Chiwenga made these remarks during a gathering at Africa Unity Square in Harare as part of the country’s anti-sanctions day.
Chiwenga argued, “Since 2001, we estimate that Zimbabwe has lost or missed over 150 billion United States dollars through frozen assets, trade embargoes, export and investment restrictions, from potential bilateral donor support, development loans, IMF and World Bank balance of payment support and commercial loans.”
“This has forced our Gross Domestic Product to contract drastically in the two decades that followed the imposition of sanctions.”
Sanctions against Zimbabwe were first imposed by the United States under the Zimbabwe Democracy and Economic Recovery Act (ZIDERA).
This act called for an asset freeze, trade restrictions, and travel embargoes targeting then-President Robert Mugabe, his government allies, military officials, and associated companies.
The European Union, led by former colonial power Britain, also imposed its own sanctions in response to concerns about election irregularities, human rights abuses, and high-level corruption.

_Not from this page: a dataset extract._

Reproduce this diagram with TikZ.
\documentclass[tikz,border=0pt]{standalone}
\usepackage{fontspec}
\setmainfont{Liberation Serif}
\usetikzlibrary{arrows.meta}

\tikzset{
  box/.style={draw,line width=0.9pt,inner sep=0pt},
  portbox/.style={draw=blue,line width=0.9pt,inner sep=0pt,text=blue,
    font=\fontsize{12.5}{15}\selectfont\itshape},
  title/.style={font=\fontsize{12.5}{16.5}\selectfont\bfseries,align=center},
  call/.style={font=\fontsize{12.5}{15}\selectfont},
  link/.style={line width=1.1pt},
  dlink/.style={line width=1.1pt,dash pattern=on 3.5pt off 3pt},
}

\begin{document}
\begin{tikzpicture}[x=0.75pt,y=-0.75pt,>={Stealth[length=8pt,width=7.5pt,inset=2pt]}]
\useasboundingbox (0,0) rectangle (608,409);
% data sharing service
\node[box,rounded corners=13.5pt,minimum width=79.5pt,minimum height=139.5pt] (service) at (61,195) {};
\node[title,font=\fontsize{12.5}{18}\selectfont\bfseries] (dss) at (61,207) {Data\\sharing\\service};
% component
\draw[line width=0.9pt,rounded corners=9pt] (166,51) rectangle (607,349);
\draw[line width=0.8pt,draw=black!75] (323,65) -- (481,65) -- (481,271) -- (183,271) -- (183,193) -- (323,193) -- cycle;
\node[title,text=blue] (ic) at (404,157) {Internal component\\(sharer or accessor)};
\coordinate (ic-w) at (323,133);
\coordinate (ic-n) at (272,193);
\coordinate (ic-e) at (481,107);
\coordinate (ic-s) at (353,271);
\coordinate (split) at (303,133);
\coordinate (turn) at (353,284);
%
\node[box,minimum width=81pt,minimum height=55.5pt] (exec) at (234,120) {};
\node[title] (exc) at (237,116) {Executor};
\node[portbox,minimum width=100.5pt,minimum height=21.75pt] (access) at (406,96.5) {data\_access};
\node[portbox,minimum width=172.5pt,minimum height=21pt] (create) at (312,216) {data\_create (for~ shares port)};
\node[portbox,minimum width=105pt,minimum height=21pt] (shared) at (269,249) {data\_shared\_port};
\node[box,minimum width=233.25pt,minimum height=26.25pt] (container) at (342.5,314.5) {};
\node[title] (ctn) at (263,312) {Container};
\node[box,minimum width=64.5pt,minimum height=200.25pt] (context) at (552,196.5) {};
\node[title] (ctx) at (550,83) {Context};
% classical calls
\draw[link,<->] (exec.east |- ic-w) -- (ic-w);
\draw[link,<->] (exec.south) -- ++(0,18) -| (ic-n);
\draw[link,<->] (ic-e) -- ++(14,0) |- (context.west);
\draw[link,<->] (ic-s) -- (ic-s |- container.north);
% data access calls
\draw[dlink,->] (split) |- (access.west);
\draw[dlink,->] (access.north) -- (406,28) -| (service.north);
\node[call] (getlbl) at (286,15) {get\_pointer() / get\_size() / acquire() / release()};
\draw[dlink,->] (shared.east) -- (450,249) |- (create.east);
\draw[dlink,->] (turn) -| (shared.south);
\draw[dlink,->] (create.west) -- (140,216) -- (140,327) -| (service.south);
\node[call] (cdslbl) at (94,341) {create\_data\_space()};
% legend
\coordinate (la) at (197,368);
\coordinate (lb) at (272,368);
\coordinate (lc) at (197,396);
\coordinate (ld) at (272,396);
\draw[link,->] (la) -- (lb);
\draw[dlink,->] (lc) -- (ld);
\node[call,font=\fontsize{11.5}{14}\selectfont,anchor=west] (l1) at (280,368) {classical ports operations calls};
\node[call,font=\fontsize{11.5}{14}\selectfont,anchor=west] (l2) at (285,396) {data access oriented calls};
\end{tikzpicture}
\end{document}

The Zimbabwean government asserts that these sanctions were introduced as punishment for Zimbabwe’s controversial land reform program, which involved the seizure of white-owned commercial farmland for redistribution to Black citizens.

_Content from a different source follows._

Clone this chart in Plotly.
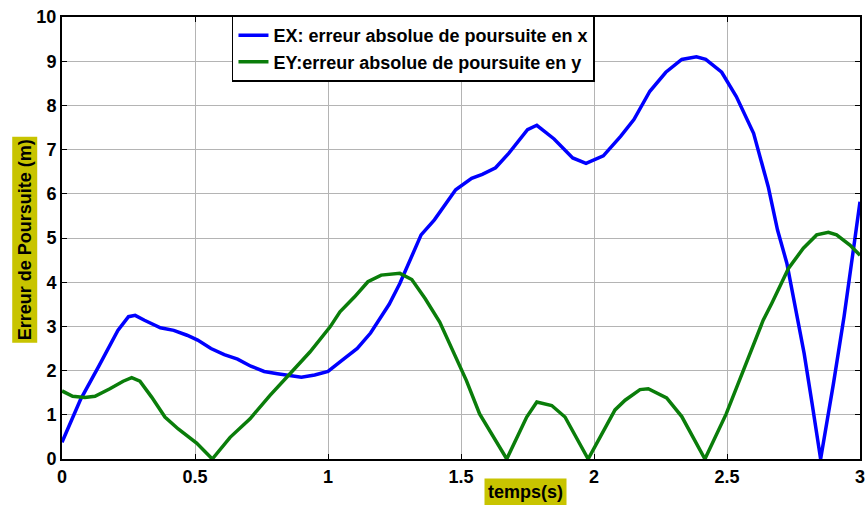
import plotly.graph_objects as go

# Tracking error along x
t_ex = [0, 0.07, 0.14, 0.21, 0.25, 0.275, 0.31, 0.37, 0.42, 0.47, 0.51, 0.56, 0.61, 0.66,
        0.71, 0.76, 0.81, 0.86, 0.9, 0.95, 1.0, 1.05, 1.11, 1.16, 1.23, 1.27, 1.31, 1.35,
        1.4, 1.44, 1.48, 1.54, 1.58, 1.63, 1.68, 1.75, 1.785, 1.85, 1.92, 1.97, 2.035,
        2.1, 2.15, 2.21, 2.27, 2.33, 2.385, 2.42, 2.48, 2.535, 2.6, 2.655, 2.69, 2.725,
        2.755, 2.79, 2.82, 2.852, 2.9, 2.94, 2.975, 3.0]
ex = [0.38, 1.35, 2.12, 2.91, 3.22, 3.25, 3.14, 2.97, 2.91, 2.80, 2.69, 2.50, 2.36, 2.26,
      2.10, 1.98, 1.93, 1.88, 1.85, 1.9, 1.98, 2.22, 2.5, 2.85, 3.5, 3.97, 4.54, 5.07,
      5.41, 5.75, 6.09, 6.35, 6.44, 6.59, 6.92, 7.45, 7.55, 7.24, 6.81, 6.69, 6.86,
      7.30, 7.68, 8.32, 8.75, 9.04, 9.10, 9.04, 8.75, 8.2, 7.37, 6.16, 5.18, 4.43,
      3.44, 2.39, 1.25, 0.0, 1.7, 3.22, 4.73, 5.82]

# Tracking error along y
t_ey = [0, 0.04, 0.086, 0.124, 0.18, 0.23, 0.262, 0.293, 0.337, 0.387, 0.437, 0.506, 0.565,
        0.632, 0.707, 0.782, 0.857, 0.932, 1.008, 1.045, 1.10, 1.15, 1.20, 1.27, 1.315,
        1.365, 1.42, 1.47, 1.52, 1.57, 1.62, 1.672, 1.747, 1.785, 1.841, 1.891, 1.978,
        2.035, 2.079, 2.117, 2.173, 2.204, 2.273, 2.33, 2.417, 2.497, 2.558, 2.636, 2.668,
        2.731, 2.787, 2.837, 2.881, 2.912, 2.962, 3.0]
ey = [1.54, 1.42, 1.39, 1.42, 1.59, 1.76, 1.84, 1.76, 1.40, 0.95, 0.68, 0.36, 0.0,
      0.49, 0.91, 1.44, 1.93, 2.42, 2.99, 3.33, 3.67, 4.01, 4.16, 4.20, 4.06,
      3.63, 3.10, 2.46, 1.78, 1.02, 0.53, 0.0, 0.95, 1.29, 1.21, 0.95, 0.0,
      0.65, 1.11, 1.33, 1.57, 1.59, 1.38, 0.96, 0.0, 1.02, 1.95, 3.14, 3.52,
      4.31, 4.77, 5.07, 5.13, 5.07, 4.84, 4.61]

x_ticks = [0, 0.5, 1, 1.5, 2, 2.5, 3]
x_tick_labels = ["0", "0.5", "1", "1.5", "2", "2.5", "3"]
y_ticks = list(range(0, 11))

names = ["EX: erreur absolue de poursuite en x",
         "EY:erreur absolue de poursuite en y"]
x_title = "temps(s)"
y_title = "Erreur de Poursuite (m)"

FONT = "Liberation Sans, Arial, sans-serif"
LABEL_BG = "#c8c400"

fig = go.Figure()
fig.add_trace(go.Scatter(x=t_ex, y=ex, mode="lines", name=names[0],
                         line=dict(color="#0000ff", width=3.5)))
fig.add_trace(go.Scatter(x=t_ey, y=ey, mode="lines", name=names[1],
                         line=dict(color="#0a7d0a", width=3.5)))

axis_common = dict(
    showline=True, linecolor="black", linewidth=2, mirror="ticks",
    ticks="inside", ticklen=5, tickcolor="black", tickwidth=1,
    showgrid=True, gridcolor="#b4b4b4", gridwidth=1, zeroline=False,
    automargin=False,
    tickfont=dict(family=FONT, size=18, color="black", weight="bold"),
)

fig.update_xaxes(range=[0, 3], tickvals=x_ticks, ticktext=x_tick_labels, **axis_common)
fig.update_yaxes(range=[0, 10], tickvals=y_ticks, ticklabelstandoff=0, **axis_common)

fig.add_annotation(text=x_title, xref="paper", yref="paper", x=0.581, y=-0.074,
                   xanchor="center", yanchor="middle",
                   showarrow=False, bgcolor=LABEL_BG, borderpad=3,
                   font=dict(family=FONT, size=18, color="black", weight="bold"))
fig.add_annotation(text=y_title, xref="paper", yref="paper", x=-0.047, y=0.496,
                   xanchor="center", yanchor="middle",
                   textangle=-90, showarrow=False, bgcolor=LABEL_BG, borderpad=2,
                   font=dict(family=FONT, size=18, color="black", weight="bold"))

fig.update_layout(
    width=867, height=505,
    margin=dict(l=62, r=7, t=17, b=46),
    paper_bgcolor="white", plot_bgcolor="white",
    showlegend=True,
    legend=dict(x=0.213, y=1.003, xanchor="left", yanchor="top",
                bgcolor="white", bordercolor="black", borderwidth=1.5,
                font=dict(family=FONT, size=18, color="black", weight="bold"),
                tracegroupgap=0, itemwidth=30),
)

fig.write_html("out.html")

Many of these lands had been forcibly taken from Black communities by white colonial settlers in the 19th century.
In a display of solidarity against the sanctions, civil servants, including government permanent secretaries, marched in Harare’s Central Business District on Wednesday, calling for an end to the sanctions.

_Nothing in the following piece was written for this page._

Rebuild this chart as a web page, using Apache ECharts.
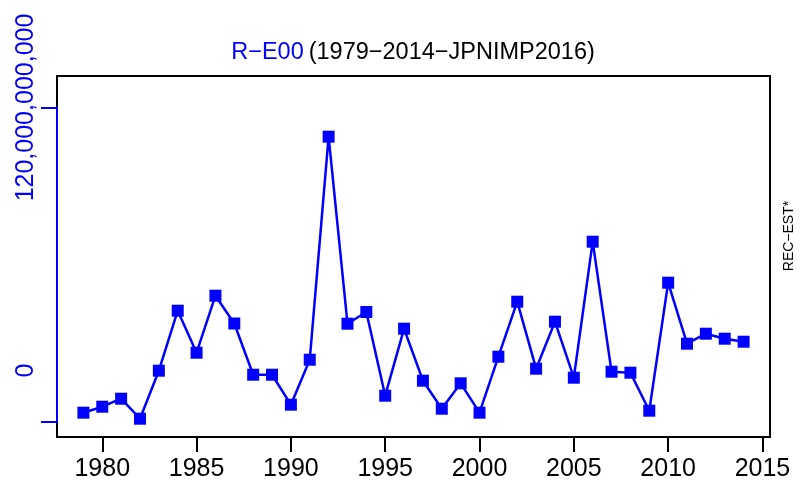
<!DOCTYPE html>
<html>
<head>
<meta charset="utf-8">
<script src="https://cdn.jsdelivr.net/npm/echarts@6/dist/echarts.min.js"></script>
<style>html,body{margin:0;padding:0;background:#fff}#c{width:808px;height:485px}</style>
</head>
<body>
<div id="c"></div>
<script>
// Data (values in billions)
const years = [1979,1980,1981,1982,1983,1984,1985,1986,1987,1988,1989,1990,1991,1992,1993,1994,1995,1996,1997,1998,1999,2000,2001,2002,2003,2004,2005,2006,2007,2008,2009,2010,2011,2012,2013,2014];
const recEst = [-19.25,-16.52,-12.87,-21.99,-0.09,27.28,8.12,34.13,21.44,-1.92,-1.92,-15.60,4.93,106.68,21.35,26.69,-11.50,19.07,-4.65,-17.43,-5.84,-19.25,6.30,31.39,0.82,22.27,-3.29,58.77,-0.55,-1.00,-18.34,40.06,12.23,16.79,14.51,13.14];
const xTicks = [1980,1985,1990,1995,2000,2005,2010,2015];
const yLabelValues = [0,120];
const yTickValues = [-23.5,120];
const titleMain = 'R−E00';
const titleSub = '(1979−2014−JPNIMP2016)';
const sideLabel = 'REC−EST*';

const FONT = '"Liberation Sans", Arial, Helvetica, sans-serif';
function fmt(v){ if (v === 0) return '0'; const n = Math.round(v*1e9).toString(); return n.replace(/\B(?=(\d{3})+(?!\d))/g, ','); }

const chart = echarts.init(document.getElementById('c'), null, {renderer:'canvas'});
chart.setOption({
  animation:false,
  backgroundColor:'#fff',
  title:{
    text:'{b|'+titleMain+'} {k|'+titleSub+'}',
    left:408, top:36, textAlign:'center',
    textStyle:{ rich:{
      b:{color:'#0000FF', fontSize:23.5, fontWeight:'normal', fontFamily:FONT},
      k:{color:'#000', fontSize:23.5, fontWeight:'normal', fontFamily:FONT}
    }}
  },
  grid:[
    {left:57, right:38, top:76, bottom:48, show:true, borderColor:'#000', borderWidth:2, backgroundColor:'transparent', z:-1},
    {left:57, right:38, top:107.5, bottom:63, show:false}
  ],
  xAxis:[
    {type:'value', gridIndex:0, min:1977.6, max:2015.4,
     axisLine:{show:false, onZero:false},
     axisTick:{show:true, customValues:xTicks, length:15, lineStyle:{color:'#000', width:2}},
     axisLabel:{show:true, customValues:xTicks, fontSize:25, color:'#000', fontFamily:FONT, margin:20, formatter:v=>String(v)},
     splitLine:{show:false}},
    {type:'value', gridIndex:1, min:1977.6, max:2015.4, show:false, axisLine:{onZero:false}}
  ],
  yAxis:[
    {type:'value', gridIndex:0, min:-30.34, max:134.37, show:false, splitLine:{show:false}},
    {type:'value', gridIndex:1, min:-23.5, max:120, position:'left', z:5,
     axisLine:{show:true, onZero:false, lineStyle:{color:'#0000FF', width:2}},
     axisTick:{show:true, customValues:yTickValues, length:16, lineStyle:{color:'#0000FF', width:2}},
     axisLabel:{show:true, customValues:yLabelValues, rotate:90, fontSize:25, color:'#0000FF', fontFamily:FONT, margin:18, formatter:fmt},
     splitLine:{show:false}}
  ],
  graphic:[
    {type:'text', x:789, y:236, rotation:Math.PI/2,
     style:{text:sideLabel, fontSize:14, fontFamily:FONT, fill:'#000', align:'center', verticalAlign:'middle'}}
  ],
  series:[
    {type:'line', xAxisIndex:0, yAxisIndex:0,
     data: years.map((y,i)=>[y, recEst[i]]),
     symbol:'rect', symbolSize:12, showSymbol:true,
     itemStyle:{color:'#0000FF'},
     lineStyle:{color:'#0000FF', width:2.5},
     clip:false}
  ]
});
</script>
</body>
</html>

Zimbabwe’s opposition, however, accuses the government of using sanctions as a scapegoat for the nation’s economic struggles.
Jacqueline Sande, spokesperson for exiled opposition leader Saviour Kasukuwere, criticized the anti-sanctions march, describing it as “a non-event” and an “abuse of civil servants who should be in their offices serving the public.”
She argued that while sanctions should be lifted, they would not be removed through “pointless marches,” and instead urged the government to focus on implementing effective economic policies to benefit ordinary Zimbabweans and improve public infrastructure.
The issue of sanctions against Zimbabwe remains a contentious and polarizing topic, with the government attributing the country’s economic challenges to these measures, while critics argue that domestic policy failures have played a significant role in the country’s economic decline.